Short problem — Please set down all the lines beneath this one exactly, without the pictures.
── Supplied material
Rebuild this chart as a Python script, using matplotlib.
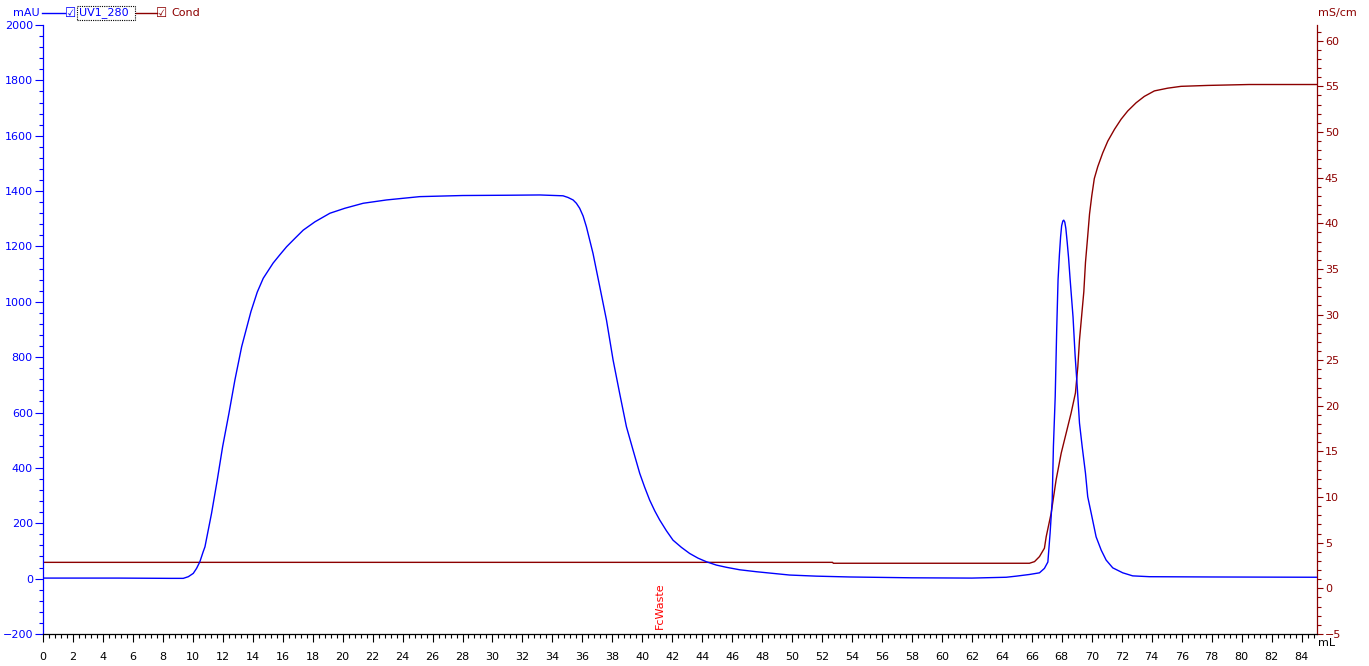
import matplotlib
matplotlib.use("Agg")
import matplotlib.pyplot as plt
from matplotlib.ticker import MultipleLocator
from matplotlib.lines import Line2D
from matplotlib.patches import Rectangle
import matplotlib.transforms as mtransforms

# ---------------- data ----------------
uv_ml = [0, 5, 8.5, 9.36, 9.70, 10.03, 10.25, 10.47, 10.69, 10.81, 11.25, 11.63,
         11.99, 12.41, 12.81, 13.26, 13.88, 14.30, 14.70, 15.36, 15.81, 16.26, 16.81,
         17.37, 18.15, 19.15, 20.15, 21.37, 22.93, 25.15, 28.0, 31.0,
         33.16, 34.71, 35.04, 35.38, 35.60, 35.82, 36.05, 36.27, 36.71, 37.16,
         37.61, 38.05, 38.49, 38.94, 39.38, 39.83, 40.16, 40.49, 40.83, 41.16,
         41.61, 42.05, 42.61, 43.16, 43.72, 44.28, 44.94, 45.61, 46.50, 47.61,
         48.72, 49.83, 51.61, 53.84, 58.0, 62.0, 64.29, 64.96, 65.84, 66.51,
         66.84, 67.07, 67.22, 67.36, 67.44, 67.56, 67.66, 67.75, 67.84, 67.92,
         67.99, 68.07, 68.13, 68.20, 68.27, 68.36, 68.45, 68.55, 68.65, 68.75,
         68.89, 69.03, 69.18, 69.36, 69.58, 69.73, 69.96, 70.29, 70.63, 70.96,
         71.40, 72.07, 72.73, 73.85, 78.0, 85.0]
uv_mau = [2, 2, 1, 1, 7, 19, 37, 61, 97, 115, 236, 356,
          477, 597, 718, 838, 965, 1035, 1085, 1140, 1170, 1199, 1229,
          1259, 1289, 1320, 1338, 1356, 1368, 1380, 1384, 1385,
          1386, 1383, 1377, 1368, 1356, 1338, 1310, 1271, 1175, 1055,
          934, 790, 669, 549, 465, 380, 330, 284, 245, 212,
          173, 139, 113, 91, 74, 61, 49, 41, 32, 25,
          19, 13, 9, 6, 3, 2, 5, 9, 15, 21,
          37, 60, 165, 284, 477, 657, 900, 1080, 1170, 1235,
          1275, 1292, 1295, 1288, 1265, 1215, 1160, 1085, 1015, 945,
          805, 693, 562, 477, 381, 296, 237, 151, 103, 67,
          39, 21, 10, 7, 6, 5]

cond_ml = [0, 52.7, 52.75, 65.84, 66.18, 66.51, 66.84, 66.96, 67.29, 67.62, 67.96,
           68.29, 68.62, 68.91, 69.07, 69.18, 69.36, 69.47, 69.58, 69.73, 69.85,
           70.0, 70.17, 70.40, 70.73, 71.07, 71.52, 71.96, 72.40, 72.96, 73.51,
           74.18, 75.07, 75.96, 77.74, 80.5, 85.0]
cond_ms = [2.85, 2.85, 2.75, 2.75, 2.93, 3.48, 4.4, 5.67, 8.23, 11.89, 14.81,
           17.0, 19.2, 21.4, 24.3, 27.2, 30.5, 32.5, 35.7, 38.6, 41.0,
           43.0, 44.9, 46.2, 47.7, 49.0, 50.3, 51.4, 52.3, 53.2, 53.9,
           54.5, 54.8, 55.0, 55.1, 55.2, 55.2]

fraction_ml = [41.16]
fraction_labels = ["FcWaste"]

# ---------------- style ----------------
BLUE = "#0000ff"
DRED = "#8c0000"
FRAC = "#ff0000"
W, H = 1369, 666
plt.rcParams['font.family'] = ['DejaVu Sans']
plt.rcParams['font.size'] = 8

fig = plt.figure(figsize=(W / 100, H / 100), dpi=100)
left, right, top, bottom = 43, 1316.5, 25, 634
ax = fig.add_axes([left / W, 1 - bottom / H, (right - left) / W, (bottom - top) / H])
ax2 = ax.twinx()

ax.plot(uv_ml, uv_mau, color=BLUE, lw=1.0, zorder=3)
ax2.plot(cond_ml, cond_ms, color=DRED, lw=1.0)
ax.set_zorder(ax2.get_zorder() + 1)
ax.patch.set_visible(False)

ax.set_xlim(0, 85)
ax.set_ylim(-200, 2000)
ax2.set_ylim(-5, 61.72)

# x axis
ax.xaxis.set_major_locator(MultipleLocator(2))
ax.xaxis.set_minor_locator(MultipleLocator(0.4))
ax.tick_params(axis='x', which='major', length=5.8, width=0.8, pad=7, colors='black', labelsize=8)
ax.tick_params(axis='x', which='minor', length=2.9, width=0.8, colors='black')

# left axis
ax.yaxis.set_major_locator(MultipleLocator(200))
ax.yaxis.set_minor_locator(MultipleLocator(40))
ax.tick_params(axis='y', which='major', length=5.8, width=0.8, pad=1.5, colors=BLUE, labelsize=8)
ax.tick_params(axis='y', which='minor', length=2.9, width=0.8, colors=BLUE)

# right axis
ax2.yaxis.set_major_locator(MultipleLocator(5))
ax2.yaxis.set_minor_locator(MultipleLocator(1))
ax2.tick_params(axis='y', which='major', length=4.5, width=0.8, pad=1.5, colors=DRED, labelsize=8)
ax2.tick_params(axis='y', which='minor', length=2.9, width=0.8, colors=DRED)

for s in ['top', 'right']:
    ax.spines[s].set_visible(False)
ax.spines['left'].set_color(BLUE)
ax.spines['bottom'].set_color('black')
for s in ['top', 'left', 'bottom']:
    ax2.spines[s].set_visible(False)
ax2.spines['right'].set_color(DRED)
for sp in list(ax.spines.values()) + list(ax2.spines.values()):
    sp.set_linewidth(0.9)

# fraction marks
trans = mtransforms.blended_transform_factory(ax.transData, ax.transAxes)
for xm, lab in zip(fraction_ml, fraction_labels):
    ax.text(xm, 5 / (bottom - top), lab, transform=trans, rotation=90,
            ha='center', va='bottom', color=FRAC, fontsize=8)

# axis unit labels
def fy(py):
    return 1 - py / H

def fx(px):
    return px / W

fig.text(fx(1318), fy(643), "mL", ha='left', va='center', color='black', fontsize=8)
fig.text(fx(1357), fy(13), "mS/cm", ha='right', va='center', color=DRED, fontsize=8)

# top legend strip
fig.text(fx(40), fy(13), "mAU", ha='right', va='center', color=BLUE, fontsize=8)
fig.add_artist(Line2D([fx(42), fx(65)], [fy(13), fy(13)], color=BLUE, lw=1.0))
fig.text(fx(70.5), fy(13), "\u2611", ha='center', va='center', color=BLUE, fontsize=9)
fig.text(fx(79), fy(13), "UV1_280", ha='left', va='center', color=BLUE, fontsize=8)
fig.add_artist(Rectangle((fx(77), fy(20)), fx(135) - fx(77), fy(6) - fy(20),
                         transform=fig.transFigure, fill=False, ec='black',
                         lw=0.8, ls=(0, (1, 1))))
fig.add_artist(Line2D([fx(136), fx(157)], [fy(13), fy(13)], color=DRED, lw=1.0))
fig.text(fx(162), fy(13), "\u2611", ha='center', va='center', color=DRED, fontsize=9)
fig.text(fx(171), fy(13), "Cond", ha='left', va='center', color=DRED, fontsize=8)

fig.savefig("out.png", dpi=100, facecolor='white')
────
Written solution —
Rebuild this chart as a Python script, using matplotlib.
import matplotlib
matplotlib.use("Agg")
import matplotlib.pyplot as plt
from matplotlib.ticker import MultipleLocator
from matplotlib.lines import Line2D
from matplotlib.patches import Rectangle
import matplotlib.transforms as mtransforms

# ---------------- data ----------------
uv_ml = [0, 5, 8.5, 9.36, 9.70, 10.03, 10.25, 10.47, 10.69, 10.81, 11.25, 11.63,
         11.99, 12.41, 12.81, 13.26, 13.88, 14.30, 14.70, 15.36, 15.81, 16.26, 16.81,
         17.37, 18.15, 19.15, 20.15, 21.37, 22.93, 25.15, 28.0, 31.0,
         33.16, 34.71, 35.04, 35.38, 35.60, 35.82, 36.05, 36.27, 36.71, 37.16,
         37.61, 38.05, 38.49, 38.94, 39.38, 39.83, 40.16, 40.49, 40.83, 41.16,
         41.61, 42.05, 42.61, 43.16, 43.72, 44.28, 44.94, 45.61, 46.50, 47.61,
         48.72, 49.83, 51.61, 53.84, 58.0, 62.0, 64.29, 64.96, 65.84, 66.51,
         66.84, 67.07, 67.22, 67.36, 67.44, 67.56, 67.66, 67.75, 67.84, 67.92,
         67.99, 68.07, 68.13, 68.20, 68.27, 68.36, 68.45, 68.55, 68.65, 68.75,
         68.89, 69.03, 69.18, 69.36, 69.58, 69.73, 69.96, 70.29, 70.63, 70.96,
         71.40, 72.07, 72.73, 73.85, 78.0, 85.0]
uv_mau = [2, 2, 1, 1, 7, 19, 37, 61, 97, 115, 236, 356,
          477, 597, 718, 838, 965, 1035, 1085, 1140, 1170, 1199, 1229,
          1259, 1289, 1320, 1338, 1356, 1368, 1380, 1384, 1385,
          1386, 1383, 1377, 1368, 1356, 1338, 1310, 1271, 1175, 1055,
          934, 790, 669, 549, 465, 380, 330, 284, 245, 212,
          173, 139, 113, 91, 74, 61, 49, 41, 32, 25,
          19, 13, 9, 6, 3, 2, 5, 9, 15, 21,
          37, 60, 165, 284, 477, 657, 900, 1080, 1170, 1235,
          1275, 1292, 1295, 1288, 1265, 1215, 1160, 1085, 1015, 945,
          805, 693, 562, 477, 381, 296, 237, 151, 103, 67,
          39, 21, 10, 7, 6, 5]

cond_ml = [0, 52.7, 52.75, 65.84, 66.18, 66.51, 66.84, 66.96, 67.29, 67.62, 67.96,
           68.29, 68.62, 68.91, 69.07, 69.18, 69.36, 69.47, 69.58, 69.73, 69.85,
           70.0, 70.17, 70.40, 70.73, 71.07, 71.52, 71.96, 72.40, 72.96, 73.51,
           74.18, 75.07, 75.96, 77.74, 80.5, 85.0]
cond_ms = [2.85, 2.85, 2.75, 2.75, 2.93, 3.48, 4.4, 5.67, 8.23, 11.89, 14.81,
           17.0, 19.2, 21.4, 24.3, 27.2, 30.5, 32.5, 35.7, 38.6, 41.0,
           43.0, 44.9, 46.2, 47.7, 49.0, 50.3, 51.4, 52.3, 53.2, 53.9,
           54.5, 54.8, 55.0, 55.1, 55.2, 55.2]

fraction_ml = [41.16]
fraction_labels = ["FcWaste"]

# ---------------- style ----------------
BLUE = "#0000ff"
DRED = "#8c0000"
FRAC = "#ff0000"
W, H = 1369, 666
plt.rcParams['font.family'] = ['DejaVu Sans']
plt.rcParams['font.size'] = 8

fig = plt.figure(figsize=(W / 100, H / 100), dpi=100)
left, right, top, bottom = 43, 1316.5, 25, 634
ax = fig.add_axes([left / W, 1 - bottom / H, (right - left) / W, (bottom - top) / H])
ax2 = ax.twinx()

ax.plot(uv_ml, uv_mau, color=BLUE, lw=1.0, zorder=3)
ax2.plot(cond_ml, cond_ms, color=DRED, lw=1.0)
ax.set_zorder(ax2.get_zorder() + 1)
ax.patch.set_visible(False)

ax.set_xlim(0, 85)
ax.set_ylim(-200, 2000)
ax2.set_ylim(-5, 61.72)

# x axis
ax.xaxis.set_major_locator(MultipleLocator(2))
ax.xaxis.set_minor_locator(MultipleLocator(0.4))
ax.tick_params(axis='x', which='major', length=5.8, width=0.8, pad=7, colors='black', labelsize=8)
ax.tick_params(axis='x', which='minor', length=2.9, width=0.8, colors='black')

# left axis
ax.yaxis.set_major_locator(MultipleLocator(200))
ax.yaxis.set_minor_locator(MultipleLocator(40))
ax.tick_params(axis='y', which='major', length=5.8, width=0.8, pad=1.5, colors=BLUE, labelsize=8)
ax.tick_params(axis='y', which='minor', length=2.9, width=0.8, colors=BLUE)

# right axis
ax2.yaxis.set_major_locator(MultipleLocator(5))
ax2.yaxis.set_minor_locator(MultipleLocator(1))
ax2.tick_params(axis='y', which='major', length=4.5, width=0.8, pad=1.5, colors=DRED, labelsize=8)
ax2.tick_params(axis='y', which='minor', length=2.9, width=0.8, colors=DRED)

for s in ['top', 'right']:
    ax.spines[s].set_visible(False)
ax.spines['left'].set_color(BLUE)
ax.spines['bottom'].set_color('black')
for s in ['top', 'left', 'bottom']:
    ax2.spines[s].set_visible(False)
ax2.spines['right'].set_color(DRED)
for sp in list(ax.spines.values()) + list(ax2.spines.values()):
    sp.set_linewidth(0.9)

# fraction marks
trans = mtransforms.blended_transform_factory(ax.transData, ax.transAxes)
for xm, lab in zip(fraction_ml, fraction_labels):
    ax.text(xm, 5 / (bottom - top), lab, transform=trans, rotation=90,
            ha='center', va='bottom', color=FRAC, fontsize=8)

# axis unit labels
def fy(py):
    return 1 - py / H

def fx(px):
    return px / W

fig.text(fx(1318), fy(643), "mL", ha='left', va='center', color='black', fontsize=8)
fig.text(fx(1357), fy(13), "mS/cm", ha='right', va='center', color=DRED, fontsize=8)

# top legend strip
fig.text(fx(40), fy(13), "mAU", ha='right', va='center', color=BLUE, fontsize=8)
fig.add_artist(Line2D([fx(42), fx(65)], [fy(13), fy(13)], color=BLUE, lw=1.0))
fig.text(fx(70.5), fy(13), "\u2611", ha='center', va='center', color=BLUE, fontsize=9)
fig.text(fx(79), fy(13), "UV1_280", ha='left', va='center', color=BLUE, fontsize=8)
fig.add_artist(Rectangle((fx(77), fy(20)), fx(135) - fx(77), fy(6) - fy(20),
                         transform=fig.transFigure, fill=False, ec='black',
                         lw=0.8, ls=(0, (1, 1))))
fig.add_artist(Line2D([fx(136), fx(157)], [fy(13), fy(13)], color=DRED, lw=1.0))
fig.text(fx(162), fy(13), "\u2611", ha='center', va='center', color=DRED, fontsize=9)
fig.text(fx(171), fy(13), "Cond", ha='left', va='center', color=DRED, fontsize=8)

fig.savefig("out.png", dpi=100, facecolor='white')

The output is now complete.